Irish Doctors for the Environment, an advocacy group, wrote to Varadkar on Monday saying the climate crisis had an “overwhelmingly negative effect on human health”. It asked him to retract and “address the errors” in his speech.

Other environmental campaigners expressed anger and disbelief.

“That the taoiseach would make these comments while delivering a progress report on his government’s climate action plan exposes the extent to which that plan is a surface level response to a multi-faceted crisis, the scale of which they fail to comprehend,” said the Green party.

“Millions are dying or being displaced right now. That will rise to hundreds of millions if the complacency of governments around the world continues. Our milder winters are punctuated by cold snaps that threaten our most vulnerable, including the thousands of people now homeless.”

Oisín Coghlan, the director of Friends of the Earth Ireland, acknowledged Ireland could benefit in a narrow way but said the climate emergency’s wider impacts on the country and the rest of the world were overwhelmingly negative.

Cara Augustenborg, an environmental scientist at University College Dublin, echoed that view, saying the few lives that might be spared from winter-related deaths paled in comparison to wider suffering.

Extinction Rebellion Ireland called the comments shocking. “It’s time for civil disobedience,” the group said.

The spat came as climate experts warned that a catastrophic storm during high tide will flood thousands of homes, businesses and landmark buildings in Dublin in the coming decades.

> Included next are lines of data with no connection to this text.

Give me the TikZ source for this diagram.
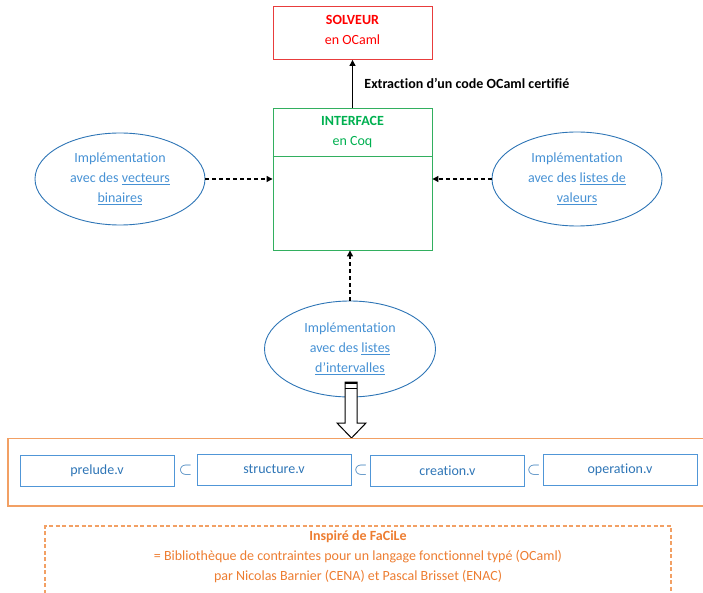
\documentclass[tikz,border=0pt]{standalone}
\usepackage{fontspec}
\setmainfont{Carlito}[Ligatures=NoCommon]
\usetikzlibrary{shapes.geometric,arrows.meta,calc}
\definecolor{solred}{RGB}{255,0,0}
\definecolor{solbord}{RGB}{232,60,60}
\definecolor{cgreen}{RGB}{0,176,80}
\definecolor{gbord}{RGB}{50,175,95}
\definecolor{eblue}{RGB}{46,117,182}
\definecolor{tblue}{RGB}{70,145,212}
\definecolor{fblue}{RGB}{80,150,215}
\definecolor{oline}{RGB}{242,160,100}
\definecolor{otext}{RGB}{237,125,49}
\tikzset{
  mainbox/.style={draw, line width=0.9pt, inner sep=0pt},
  impl/.style={ellipse, draw=eblue, line width=0.9pt, inner sep=0pt, text=tblue, align=center},
  filebox/.style={draw=fblue, line width=0.9pt, minimum width=154pt, minimum height=31pt, inner sep=0pt, text=eblue},
  dasharrow/.style={dash pattern=on 4pt off 3pt, line width=1.2pt, -{Triangle[length=6pt,width=6pt]}},
  subsetsym/.style={text=eblue, inner sep=0pt, font=\fontsize{18}{20}\selectfont},
}
\newcommand{\ul}[1]{\underline{#1}}
\begin{document}
\begin{tikzpicture}[x=1pt,y=-1pt, font=\fontsize{14}{20}\selectfont]
\useasboundingbox (0,0) rectangle (703,593);

% SOLVEUR
\node[mainbox, draw=solbord, minimum width=159pt, minimum height=53pt] (solv) at (352.5,33) {};
\node[text=solred, align=center] (solvtxt) at (352.5,30) {\textbf{SOLVEUR}\\en OCaml};

% INTERFACE
\node[mainbox, draw=gbord, minimum width=159pt, minimum height=142pt] (iface) at (352.5,179) {};
\draw[gbord, line width=0.9pt] (iface.west |- 0,156) -- (iface.east |- 0,156);
\node[text=cgreen, align=center] (ifacetxt) at (352.5,132) {\textbf{INTERFACE}\\en Coq};

% extraction arrow
\draw[line width=1.2pt, -{Triangle[length=6pt,width=6pt]}] (iface.north) -- (solv.south)
  node[midway, right=8pt, font=\fontsize{14}{20}\selectfont\bfseries] (extr) {Extraction d’un code OCaml certifié};

% ellipses
\node[impl, minimum width=170pt, minimum height=92pt] (lell) at (120,179)
  {Implémentation\\avec des \ul{vecteurs}\\\ul{binaires}};
\node[impl, minimum width=170pt, minimum height=94pt] (rell) at (577,179)
  {Implémentation\\avec des \ul{listes de}\\\ul{valeurs}};
\node[impl, minimum width=171pt, minimum height=96pt] (bell) at (350,349)
  {Implémentation\\avec des \ul{listes}\\\ul{d’intervalles}};

\draw[dasharrow] (lell.east) -- (iface.west);
\draw[dasharrow] (rell.west) -- (iface.east);
\draw[dasharrow] (bell.north) -- (bell.north |- iface.south);

% hollow arrow
\draw[line width=1pt, fill=white]
  (345,382) -- (357,382) -- (357,423) -- (366,423) -- (351.5,438) -- (337,423) -- (345,423) -- cycle;
\draw[line width=1.6pt] (345,383) -- (357,383);
\draw[line width=0.8pt] (345,388) -- (357,388);

% orange frame
\draw[oline, line width=1.2pt] (703,438.5) -- (8,438.5) -- (8,506) -- (703,506);

% files
\node[filebox] (prelude) at (97,470.5) {prelude.v};
\node[filebox] (structure) at (274,469.5) {structure.v};
\node[filebox] (creation) at (447.5,470.5) {creation.v};
\node[filebox] (operation) at (620,469.5) {operation.v};
\node[subsetsym] (s1) at ($(prelude.east)!0.5!(structure.west)$) {$\subset$};
\node[subsetsym] (s2) at ($(structure.east)!0.5!(creation.west)$) {$\subset$};
\node[subsetsym] (s3) at ($(creation.east)!0.5!(operation.west)$) {$\subset$};

% FaCiLe
\draw[oline, line width=1.1pt, dash pattern=on 4pt off 2.5pt] (45,600) -- (45,526) -- (671,526) -- (671,600);
\node[text=otext, font=\fontsize{14}{20}\selectfont\bfseries] (fac1) at (358,537) {Inspiré de FaCiLe};
\node[text=otext] (fac2) at (358,557) {= Bibliothèque de contraintes pour un langage fonctionnel typé (OCaml)};
\node[text=otext] (fac3) at (358,577) {par Nicolas Barnier (CENA) et Pascal Brisset (ENAC)};
\end{tikzpicture}
\end{document}
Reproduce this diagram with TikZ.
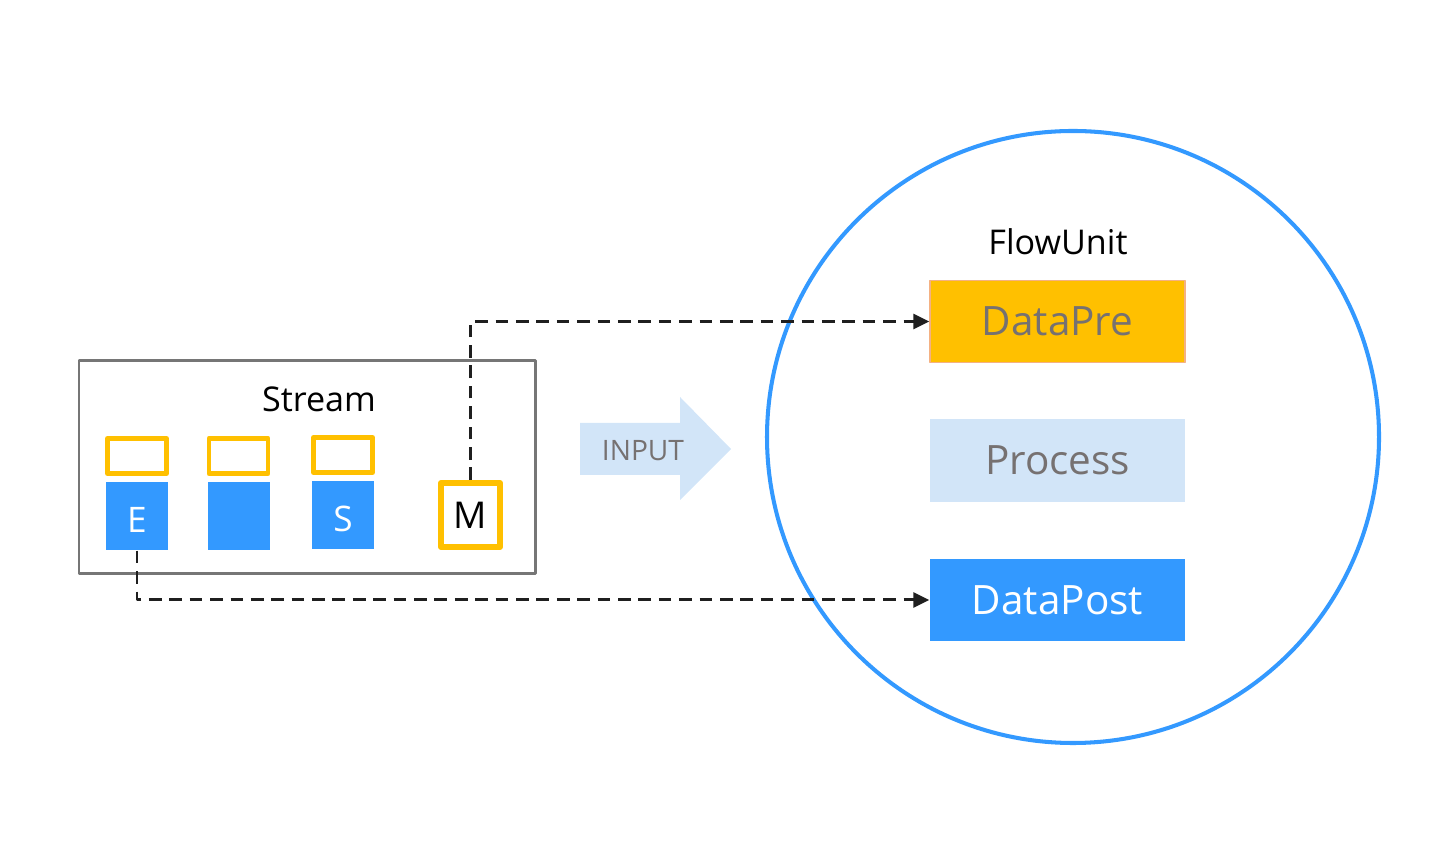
\documentclass[tikz,border=0pt]{standalone}
\usepackage{fontspec}
\setmainfont{Open Sans}
\usetikzlibrary{positioning,arrows.meta}
\definecolor{flowblue}{HTML}{3399FF}
\definecolor{flowgold}{HTML}{FFC000}
\definecolor{paleblue}{HTML}{D2E5F8}
\definecolor{textgray}{HTML}{767171}
\definecolor{framegray}{HTML}{767676}
\definecolor{preedge}{HTML}{F4B183}
\tikzset{
  unitbox/.style={minimum width=2.55cm, minimum height=0.82cm, inner sep=0pt, font=\fontsize{11.5}{13}\selectfont},
  flag/.style={draw=flowgold, line width=1.4pt, minimum width=0.59cm, minimum height=0.35cm, inner sep=0pt},
  item/.style={fill=flowblue, text=white, minimum width=0.62cm, minimum height=0.68cm, inner sep=0pt, text height=9.4pt, text depth=0pt, font=\fontsize{10}{12}\selectfont},
  link/.style={->, line width=0.85pt, dash pattern=on 3.6pt off 2.2pt, color=black!88}
}
\begin{document}
\begin{tikzpicture}[x=0.01cm, y=-0.01cm, line join=round, >={Triangle[length=4.5pt,width=4.2pt]}]
  \useasboundingbox (0,0) rectangle (1431,865);
  % stream side
  \draw[framegray, line width=0.85pt] (79,361) rectangle (535,574);
  \node[font=\fontsize{9.7}{12}\selectfont] (stream) at (319,399) {Stream};
  \node[flag] (f1) at (137,456) {};
  \node[flag] (f2) at (238.5,456) {};
  \node[flag] (f3) at (343,455) {};
  \node[item] (e) at (137,516) {E};
  \node[item] (mid) at (239,516) {};
  \node[item] (s) at (343,515) {S};
  \node[draw=flowgold, line width=1.7pt, minimum width=0.59cm, minimum height=0.64cm, inner sep=0pt,
        font=\fontsize{10.5}{12}\selectfont] (m) at (470.5,515) {M};
  % input arrow
  \fill[paleblue] (580,423) -- (680,423) -- (680,397) -- (731,449) -- (680,500) -- (680,475) -- (580,475) -- cycle;
  \node[text=textgray, font=\fontsize{8}{10}\selectfont] (input) at (643,451) {INPUT};
  % flow unit
  \draw[flowblue, line width=1.15pt] (1073,437) circle[radius=306];
  \node[font=\fontsize{9.7}{12}\selectfont] (flowunit) at (1058,242) {FlowUnit};
  \node[unitbox, fill=flowgold, draw=preedge, line width=0.4pt, text=textgray] (pre) at (1057.5,321.5) {DataPre};
  \node[unitbox, fill=paleblue, text=textgray] (proc) at (1057.5,460.5) {Process};
  \node[unitbox, fill=flowblue, text=white] (post) at (1057.5,600) {DataPost};
  % links
  \draw[link] (m.north) |- (pre.west);
  \draw[link] (e.south) |- (post.west);
\end{tikzpicture}
\end{document}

Peter Thorne, a lead author on the fifth assessment report of the UN’s intergovernmental panel on climate change, said Ireland had so far been able to “dodge a bullet” because storms have struck during low tides.

Ireland is one of the EU’s worst carbon emission offenders and faces fines of more than €250m (£216m) for missing 2020 targets on reducing greenhouse gas emissions and adopting renewable energy.

The government unveiled an ambitious plan in June that outlined measures to curb emissions and set a path for net-zero carbon emissions by 2050.

In recent days the singer Cher and the actor Mark Ruffalo have added their voices to a campaign to stop Ireland becoming an entry point for fracked US gas.